Exercise prompt >> Omit pictures and quote the listing below line by line, from its start through the line that holds "on right axis".

Data extract >>
::::::

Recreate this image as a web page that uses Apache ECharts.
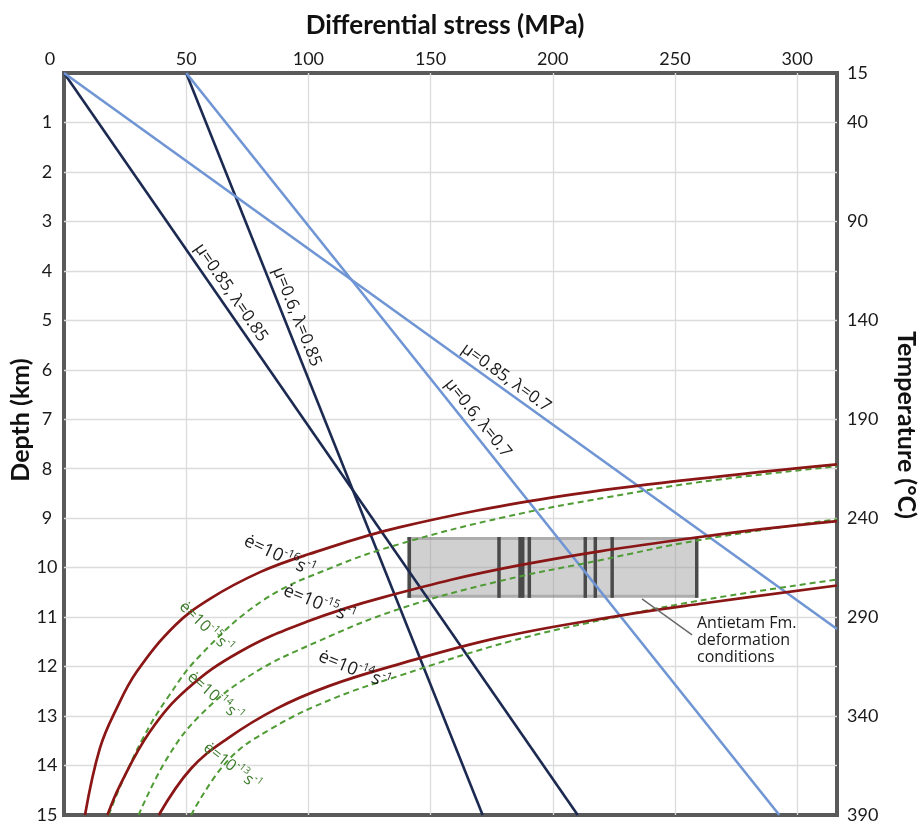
<!DOCTYPE html>
<html><head><meta charset="utf-8">
<script src="https://cdn.jsdelivr.net/npm/echarts@6/dist/echarts.min.js"></script>
<style>html,body{margin:0;padding:0;background:#fff}#c{width:919px;height:824px}</style>
</head><body><div id="c"></div>
<script>
// ---- axis data ----
const stressMax = 316.3;            // MPa at right frame
const depthMax = 15;                // km
const tempLabels = [15, 40, 90, 140, 190, 240, 290, 340, 390]; // °C shown on right axis

// ---- frictional sliding lines [stress MPa, depth km] ----
const fric_mu085_lam085 = [[0, 0], [210.2, 15]];
const fric_mu06_lam085  = [[50, 0], [171.3, 15]];
const fric_mu085_lam07  = [[0, 0], [316.3, 11.24]];
const fric_mu06_lam07   = [[50, 0], [292.7, 15]];

// ---- creep curves (solid, dark red) [stress, depth] ----
const creepRed_1e16 = [[8.6,15],[14.7,13.65],[21.5,12.85],[29.8,12.1],[45.4,11.17],[59.7,10.63],[80.2,10.09],[100,9.73],[137.5,9.18],[200,8.58],[258,8.21],[316.3,7.91]];
const creepRed_1e15 = [[17.8,15],[22.9,14.4],[35.2,13.31],[50.5,12.45],[72,11.7],[99,11.1],[130.5,10.6],[186.6,9.95],[260.2,9.38],[316.3,9.06]];
const creepRed_1e14 = [[38.8,15],[52,14.06],[67,13.45],[87,12.85],[108,12.4],[135,11.98],[178.4,11.41],[227.5,10.97],[262,10.72],[316.3,10.36]];
// ---- creep curves (dashed, green) ----
const creepGrn_1e15 = [[18.3,15],[23.2,14.4],[32.3,13.45],[42.1,12.65],[55.6,11.78],[81.5,10.66],[110,9.99],[137.5,9.52],[180,8.98],[222,8.58],[260.2,8.27],[316.3,7.95]];
const creepGrn_1e14 = [[30.5,15],[42.1,13.86],[55.6,12.99],[76.1,12.18],[103.5,11.5],[137.5,10.83],[178.4,10.27],[219.3,9.85],[260.2,9.44],[316.3,9.02]];
const creepGrn_1e13 = [[52,15],[67,13.9],[85,13.25],[110,12.65],[137.5,12.18],[182.5,11.49],[227.5,10.98],[264.3,10.63],[316.3,10.24]];

// ---- Antietam Fm. deformation conditions ----
const boxStress = [140.3, 259];
const boxDepth = [9.38, 10.61];
const sampleStress = [141.3, 178, 186.6, 187.7, 190.4, 213.3, 217.4, 224.3, 258.9];

const NAVY = '#1c2a52', BLUE = '#6f95d4', RED = '#8a1616', GREEN = '#4f9b34';
const FONT = 'Lato';
const LFONT = 'Open Sans';

const chart = echarts.init(document.getElementById('c'), null, {renderer: 'canvas'});

function lineSeries(name, data, color, width, dashed, smooth) {
  return {
    name, type: 'line', data, showSymbol: false, symbol: 'none',
    smooth: smooth ? 0.4 : false,
    lineStyle: {color, width, type: dashed ? [6, 4] : 'solid', cap: 'butt'},
    z: 4, silent: true, animation: false
  };
}

const option = {
  animation: false,
  grid: {left: 64, top: 73, width: 773, height: 743.5, show: true, borderColor: '#5a5a5a', borderWidth: 4, containLabel: false},
  xAxis: {
    type: 'value', position: 'top', min: 0, max: stressMax, interval: 50,
    axisLine: {show: false}, axisTick: {show: false},
    axisLabel: {
      fontFamily: FONT, fontSize: 18, color: '#1a1a1a', margin: 5,
      formatter: v => v === 0 ? '{z|0}' : (v % 50 === 0 ? String(v) : ''),
      rich: {z: {fontFamily: FONT, fontSize: 18, color: '#1a1a1a', padding: [0, 28, 0, 0]}}
    },
    splitLine: {show: true, showMinLine: false, showMaxLine: false, lineStyle: {color: '#dcdcdc', width: 1.3}}
  },
  yAxis: [{
    type: 'value', inverse: true, min: 0, max: depthMax, interval: 1,
    axisLine: {show: false}, axisTick: {show: false},
    axisLabel: {fontFamily: FONT, fontSize: 18, color: '#1a1a1a', margin: 17, align: 'center',
      formatter: v => v === 0 ? '' : String(v)},
    splitLine: {show: true, showMinLine: false, showMaxLine: false, lineStyle: {color: '#dcdcdc', width: 1.3}}
  }, {
    type: 'value', inverse: true, position: 'right', min: tempLabels[0], max: tempLabels[tempLabels.length - 1], interval: 25,
    axisLine: {show: false}, axisTick: {show: false}, splitLine: {show: false},
    axisLabel: {fontFamily: FONT, fontSize: 18, color: '#1a1a1a', margin: 10, align: 'left',
      formatter: v => tempLabels.indexOf(v) >= 0 ? String(v) : ''}
  }],
  series: [
    {
      name: 'box', type: 'custom', z: 1, silent: true,
      encode: {x: [0, 2], y: [1, 3]},
      data: [[boxStress[0], boxDepth[0], boxStress[1], boxDepth[1]]],
      renderItem: (params, api) => {
        const p1 = api.coord([api.value(0), api.value(1)]);
        const p2 = api.coord([api.value(2), api.value(3)]);
        return {type: 'group', children: [
          {type: 'rect', shape: {x: p1[0], y: p1[1], width: p2[0] - p1[0], height: p2[1] - p1[1]}, style: {fill: 'rgba(150,150,150,0.45)'}},
          {type: 'line', shape: {x1: p1[0], y1: p1[1] + 1.5, x2: p2[0], y2: p1[1] + 1.5}, style: {stroke: 'rgba(110,110,110,0.35)', lineWidth: 3}},
          {type: 'line', shape: {x1: p1[0], y1: p2[1] - 1.5, x2: p2[0], y2: p2[1] - 1.5}, style: {stroke: 'rgba(110,110,110,0.35)', lineWidth: 3}}
        ]};
      }
    },
    {
      name: 'samples', type: 'custom', z: 2, silent: true,
      encode: {x: [0, 2], y: [1, 3]},
      data: sampleStress.map(s => [s, boxDepth[0], s, boxDepth[1]]),
      renderItem: (params, api) => {
        const p1 = api.coord([api.value(0), api.value(1)]);
        const p2 = api.coord([api.value(2), api.value(3)]);
        return {type: 'line', shape: {x1: p1[0], y1: p1[1], x2: p2[0], y2: p2[1]}, style: {stroke: '#4a4a4a', lineWidth: 3.5}};
      }
    },
    lineSeries('μ=0.85, λ=0.85', fric_mu085_lam085, NAVY, 2.6),
    lineSeries('μ=0.6, λ=0.85', fric_mu06_lam085, NAVY, 2.6),
    lineSeries('μ=0.85, λ=0.7', fric_mu085_lam07, BLUE, 2.6),
    lineSeries('μ=0.6, λ=0.7', fric_mu06_lam07, BLUE, 2.6),
    lineSeries('green 1e-15', creepGrn_1e15, GREEN, 2, true, true),
    lineSeries('green 1e-14', creepGrn_1e14, GREEN, 2, true, true),
    lineSeries('green 1e-13', creepGrn_1e13, GREEN, 2, true, true),
    lineSeries('red 1e-16', creepRed_1e16, RED, 2.7, false, true),
    lineSeries('red 1e-15', creepRed_1e15, RED, 2.7, false, true),
    lineSeries('red 1e-14', creepRed_1e14, RED, 2.7, false, true)
  ]
};
chart.setOption(option);

// ---- annotations positioned in data coordinates ----
const px = p => chart.convertToPixel({gridIndex: 0}, p);
function angleOf(line) {
  const a = px(line[0]), b = px(line[1]);
  return -Math.atan2(b[1] - a[1], b[0] - a[0]);
}
const deg = d => d * Math.PI / 180;

function plainLabel(text, at, rot) {
  const p = px(at);
  return {type: 'text', x: p[0], y: p[1], rotation: rot, z: 10, silent: true,
    style: {text, fontFamily: LFONT, fontSize: 17, fill: '#1a1a1a', align: 'center', verticalAlign: 'middle'}};
}
function rateLabel(exp, at, rotDeg, green) {
  const p = px(at);
  const col = green ? '#3b7a2a' : '#1a1a1a';
  const fs = green ? 16 : 18;
  return {type: 'text', x: p[0], y: p[1], rotation: deg(rotDeg), z: 10, silent: true,
    style: {text: '{m|ė=10}{s|' + exp + '}{m|s}{s|-1}', align: 'center', verticalAlign: 'middle',
      rich: {
        m: {fontFamily: LFONT, fontSize: fs, fill: col, color: col, lineHeight: fs + 3, verticalAlign: 'bottom'},
        s: {fontFamily: LFONT, fontSize: fs * 0.62, fill: col, color: col, lineHeight: 11, verticalAlign: 'top'}
      }}};
}

const leadA = px([236.5, 10.63]), leadB = px([257, 11.36]);
const noteAt = px([259, 10.95]);

chart.setOption({graphic: [
  // axis titles
  {type: 'text', x: 445, y: 26, z: 10, style: {text: 'Differential stress (MPa)', fontFamily: FONT, fontWeight: 'bold', fontSize: 26, fill: '#111', align: 'center', verticalAlign: 'middle'}},
  {type: 'text', x: 21, y: 420, rotation: Math.PI / 2, z: 10, style: {text: 'Depth (km)', fontFamily: FONT, fontWeight: 'bold', fontSize: 25, fill: '#111', align: 'center', verticalAlign: 'middle'}},
  {type: 'text', x: 906, y: 425, rotation: -Math.PI / 2, z: 10, style: {text: 'Temperature (°C)', fontFamily: FONT, fontWeight: 'bold', fontSize: 25, fill: '#111', align: 'center', verticalAlign: 'middle'}},
  // friction line labels
  plainLabel('μ=0.85, λ=0.85', [68.3, 4.44], angleOf(fric_mu085_lam085)),
  plainLabel('μ=0.6, λ=0.85', [95.3, 4.93], angleOf(fric_mu06_lam085)),
  plainLabel('μ=0.85, λ=0.7', [180.9, 6.16], angleOf(fric_mu085_lam07)),
  plainLabel('μ=0.6, λ=0.7', [169.4, 6.98], angleOf(fric_mu06_lam07)),
  // strain-rate labels
  rateLabel('-16', [88.4, 9.74], -25, false),
  rateLabel('-15', [104.7, 10.71], -22, false),
  rateLabel('-14', [119, 12.04], -22, false),
  rateLabel('-15', [58.5, 11.19], -44, true),
  rateLabel('-14', [62.2, 12.59], -41, true),
  rateLabel('-13', [69.1, 14.0], -38, true),
  // Antietam annotation
  {type: 'line', z: 10, shape: {x1: leadA[0], y1: leadA[1], x2: leadB[0], y2: leadB[1]}, style: {stroke: '#6a6a6a', lineWidth: 1.5}},
  {type: 'text', x: noteAt[0], y: noteAt[1], z: 10, style: {text: 'Antietam Fm.\ndeformation\nconditions', fontFamily: LFONT, fontSize: 16, lineHeight: 17, fill: '#1a1a1a', align: 'left', verticalAlign: 'top'}}
]});
</script></body></html>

::::::

Answer to the problem >>
Recreate this image as a web page that uses Apache ECharts.
<!DOCTYPE html>
<html><head><meta charset="utf-8">
<script src="https://cdn.jsdelivr.net/npm/echarts@6/dist/echarts.min.js"></script>
<style>html,body{margin:0;padding:0;background:#fff}#c{width:919px;height:824px}</style>
</head><body><div id="c"></div>
<script>
// ---- axis data ----
const stressMax = 316.3;            // MPa at right frame
const depthMax = 15;                // km
const tempLabels = [15, 40, 90, 140, 190, 240, 290, 340, 390]; // °C shown on right axis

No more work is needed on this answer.